WORK REQUIRED: Reproduce the material below line by line, beginning with its first line and ending with the line that contains "(0,0) rectangle (1024,768);"; leave out pictures.

STORED DATA:
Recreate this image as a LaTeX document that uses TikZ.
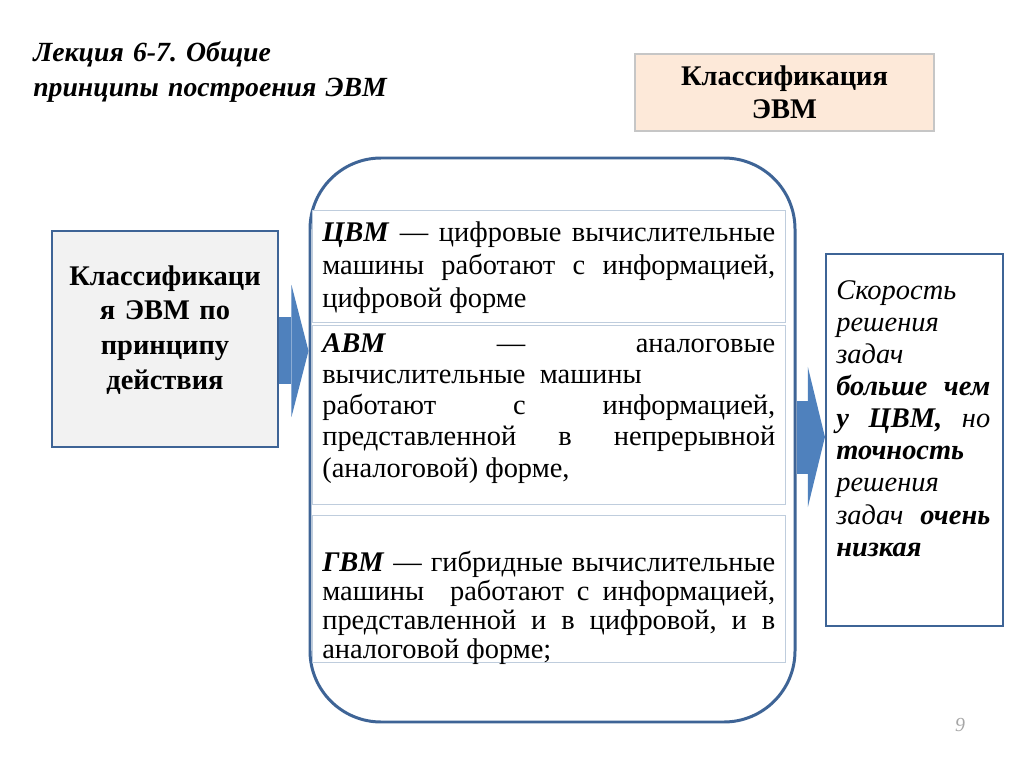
\documentclass[tikz,border=0pt]{standalone}
\usepackage{fontspec}
\setmainfont{Liberation Serif}
\frenchspacing
\usetikzlibrary{arrows.meta, positioning}
\definecolor{frameblue}{HTML}{3E6496}
\definecolor{arrowblue}{HTML}{4F81BD}
\definecolor{cellline}{HTML}{BFCDDD}
\definecolor{peach}{HTML}{FDE9D9}
\definecolor{boxgray}{HTML}{F2F2F2}
\newcommand{\px}{0.703125pt}
\tikzset{
  headbox/.style={
    rectangle, draw=gray!45, fill=peach, line width=0.8pt,
    minimum width=299*\px, minimum height=77*\px, inner sep=0pt,
    align=center, font=\fontsize{20}{23.2}\selectfont\bfseries
  },
  sidebox/.style={rectangle, draw=frameblue, line width=1.5pt, inner sep=0pt},
  groupbox/.style={
    rectangle, rounded corners=50pt, draw=frameblue, line width=2.1pt,
    minimum width=485*\px, minimum height=564*\px, inner sep=0pt
  },
  cell/.style={
    rectangle, draw=cellline, line width=0.7pt, fill=white,
    minimum width=473*\px, inner sep=0pt
  },
  celltext/.style={
    anchor=base west, inner sep=0pt, text width=453*\px,
    align=justify, font=\fontsize{20}{22}\selectfont
  },
  blockarrow/.style={draw=arrowblue, line width=#1*\px},
  tip/.style={-{Triangle[length=12pt 0 0, width=#1 0 0, line width=0pt]}}
}
\begin{document}
\begin{tikzpicture}[x=\px, y=-\px]
  \useasboundingbox[fill=white] (0,0) rectangle (1024,768);

  \node[anchor=base west, inner sep=0pt, text width=450*\px, align=left,
    font=\fontsize{19.5}{24.6}\selectfont\bfseries\itshape] (title) at (33,62)
    {Лекция 6-7. Общие\\принципы построения ЭВМ};

  \node[headbox] (klass) at (784.5,92.5) {Классификация\\ЭВМ};

  % left box
  \node[sidebox, fill=boxgray, minimum width=226*\px, minimum height=216*\px] (cls) at (165,339) {};
  \node[anchor=base, inner sep=0pt, text width=215*\px, align=center,
    font=\fontsize{20}{24.6}\selectfont\bfseries] (clstext) at (165,285)
    {Классификаци\\я ЭВМ по\\принципу\\действия};

  % group of three kinds
  \node[groupbox] (group) at (552.5,440) {};
  \node[cell, minimum height=112*\px] (cvm) at (548.5,266) {};
  \node[cell, minimum height=179*\px] (avm) at (548.5,414.5) {};
  \node[cell, minimum height=147*\px] (gvm) at (548.5,588.5) {};

  \node[celltext, font=\fontsize{20}{23.2}\selectfont] (cvmtext) at (322,242)
    {\textbf{\textit{ЦВМ}} — цифровые вычислительные\linebreak
     машины работают с информацией,\linebreak цифровой форме};
  \node[celltext] (avmtext) at (322,352)
    {\textbf{\textit{АВМ}} — аналоговые\linebreak
     вычислительные\ \ машины\\
     работают с информацией,\linebreak
     представленной в непрерывной\linebreak
     (аналоговой) форме,};
  \node[celltext, font=\fontsize{20}{20.6}\selectfont] (gvmtext) at (322,571)
    {\textbf{\textit{ГВМ}} — гибридные вычислительные\linebreak
     машины\ \ работают с информацией,\linebreak
     представленной и в цифровой, и в\linebreak
     аналоговой форме;};

  % right box
  \node[sidebox, fill=white, minimum width=177*\px, minimum height=372*\px] (speed) at (914.5,440) {};
  \node[celltext, text width=154*\px, font=\fontsize{20}{22.5}\selectfont\itshape] (speedtext) at (836,300)
    {Скорость\\ решения\\ задач\\
     \textbf{больше чем}\linebreak \textbf{у ЦВМ,} но\linebreak
     \textbf{точность}\\ решения\\ задач \textbf{очень}\linebreak \textbf{низкая}};

  % block arrows
  \coordinate (clsout) at ([yshift=-8.4pt]cls.east);
  \coordinate (groupout) at ([yshift=2.1pt]group.east);
  \draw[blockarrow=67, tip=93pt] (clsout) -- (clsout -| group.west);
  \draw[blockarrow=73, tip=98.5pt] (groupout) -- (groupout -| speed.west);

  \node[anchor=base, inner sep=0pt, text=gray!70, font=\fontsize{14}{16}\selectfont\itshape] (page) at (960,731) {9};
\end{tikzpicture}
\end{document}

WORKED ANSWER:
Recreate this image as a LaTeX document that uses TikZ.
\documentclass[tikz,border=0pt]{standalone}
\usepackage{fontspec}
\setmainfont{Liberation Serif}
\frenchspacing
\usetikzlibrary{arrows.meta, positioning}
\definecolor{frameblue}{HTML}{3E6496}
\definecolor{arrowblue}{HTML}{4F81BD}
\definecolor{cellline}{HTML}{BFCDDD}
\definecolor{peach}{HTML}{FDE9D9}
\definecolor{boxgray}{HTML}{F2F2F2}
\newcommand{\px}{0.703125pt}
\tikzset{
  headbox/.style={
    rectangle, draw=gray!45, fill=peach, line width=0.8pt,
    minimum width=299*\px, minimum height=77*\px, inner sep=0pt,
    align=center, font=\fontsize{20}{23.2}\selectfont\bfseries
  },
  sidebox/.style={rectangle, draw=frameblue, line width=1.5pt, inner sep=0pt},
  groupbox/.style={
    rectangle, rounded corners=50pt, draw=frameblue, line width=2.1pt,
    minimum width=485*\px, minimum height=564*\px, inner sep=0pt
  },
  cell/.style={
    rectangle, draw=cellline, line width=0.7pt, fill=white,
    minimum width=473*\px, inner sep=0pt
  },
  celltext/.style={
    anchor=base west, inner sep=0pt, text width=453*\px,
    align=justify, font=\fontsize{20}{22}\selectfont
  },
  blockarrow/.style={draw=arrowblue, line width=#1*\px},
  tip/.style={-{Triangle[length=12pt 0 0, width=#1 0 0, line width=0pt]}}
}
\begin{document}
\begin{tikzpicture}[x=\px, y=-\px]
  \useasboundingbox[fill=white] (0,0) rectangle (1024,768);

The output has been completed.